Optimizing with Partitioning
Partitioning splits data into logical directories:
CREATE TABLE sales (
customer_id STRING,
amount DOUBLE
)
PARTITIONED BY (sale_date STRING)
STORED AS PARQUET;
Best practices:
- Use low-cardinality partition columns (e.g., date, region)
- Avoid over-partitioning (partition explosion)
- Use dynamic partitioning for automated data ingestion
Adding Bucketing for Join Optimization
Bucketing clusters data into equal-sized files using a hash function on a column:
CREATE TABLE users (
user_id STRING,
name STRING
)
CLUSTERED BY (user_id) INTO 16 BUCKETS
STORED AS ORC;
When two tables are bucketed and joined on the same column:
- Hive performs bucket map joins, reducing shuffle
- Improves performance of complex analytics queries
Storage Formats and Compression
Choose the right format for your workload:
Format | Use Case |
---|---|
ORC | Optimized for Hive, compact & fast |
Parquet | Columnar, cross-platform support |
Avro | Schema evolution, interoperability |
Text | Human-readable, least efficient |
Use compression to save storage and I/O:
SET hive.exec.compress.output = true;
SET mapred.output.compression.codec = org.apache.hadoop.io.compress.SnappyCodec;
ORC with ZLIB or Snappy is ideal for high-throughput queries.
Schema Evolution and Field-Level Changes
Hive supports schema evolution via ALTER TABLE
:
ALTER TABLE users ADD COLUMNS (email STRING);
Tips:
- Avoid changing column types frequently
- Append new fields instead of modifying existing ones
- Use Avro or Parquet for better schema evolution support
For external tables, changes to underlying files (e.g., adding columns in Parquet) may require schema refresh.
Using Table Properties for Performance
Tune table behavior using properties:
TBLPROPERTIES (
'transactional'='true',
'orc.compress'='ZLIB',
'skip.header.line.count'='1'
);
transactional=true
: enables ACID supportskip.header.line.count
: ignores headers in CSV/text filesorc.compress
: defines ORC-specific compression codec
ACID Transactions and Compaction
Enable ACID support for insert/update/delete:
CREATE TABLE transactional_table (
id INT, value STRING
)
CLUSTERED BY (id) INTO 4 BUCKETS
STORED AS ORC
TBLPROPERTIES ('transactional'='true');
Use compaction to merge delta files and optimize reads:
ALTER TABLE transactional_table COMPACT 'MAJOR';
Schedule automatic compaction with Hive Metastore configuration settings.

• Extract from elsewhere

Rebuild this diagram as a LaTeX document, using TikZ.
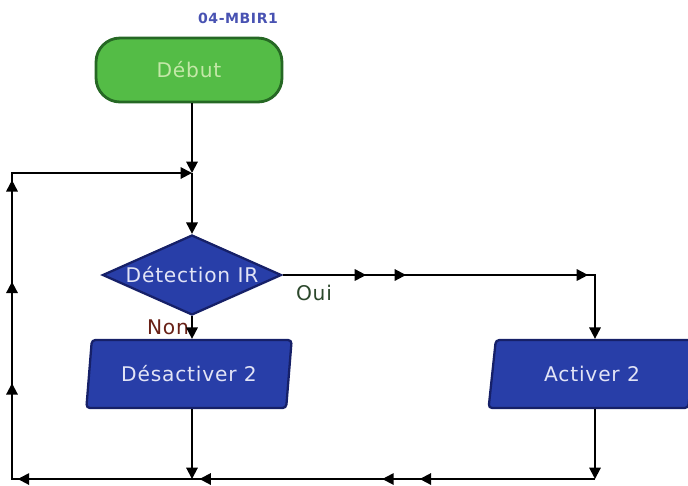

Indexing and Materialized Views
Although less common, Hive indexes and materialized views can help for specific patterns:
- Indexes improve lookup speed for narrow queries
- Materialized views pre-aggregate data for faster reporting
CREATE MATERIALIZED VIEW sales_summary
AS SELECT region, SUM(amount) AS total
FROM sales
GROUP BY region;
Use REFRESH MATERIALIZED VIEW
to update.
Metadata Management and Catalog Integration
Store and manage metadata using:
- Hive Metastore (centralized schema registry)
- AWS Glue, Apache Atlas, or Amundsen for data cataloging
- Integrate with Spark, Presto, and Trino for shared metadata usage
Best Practices Recap
- Partition by low-cardinality fields like date
- Bucket on join keys for efficient joins
- Use ORC/Parquet for columnar storage and fast scan
- Compress outputs with Snappy or ZLIB
- Avoid over-partitioning and small file problems
- Evolve schemas carefully to avoid data corruption
- Enable ACID for transactional operations
- Use external tables for shared storage and pipeline integration
Conclusion
Advanced table design in Hive is a game-changer for query performance, storage efficiency, and pipeline reliability. By applying best practices around partitioning, bucketing, file formats, and schema evolution, you can build a highly scalable data warehouse on top of Hadoop or cloud storage.
Investing time into table design upfront saves countless hours in query tuning, maintenance, and debugging — and ensures your data architecture can grow alongside your business needs.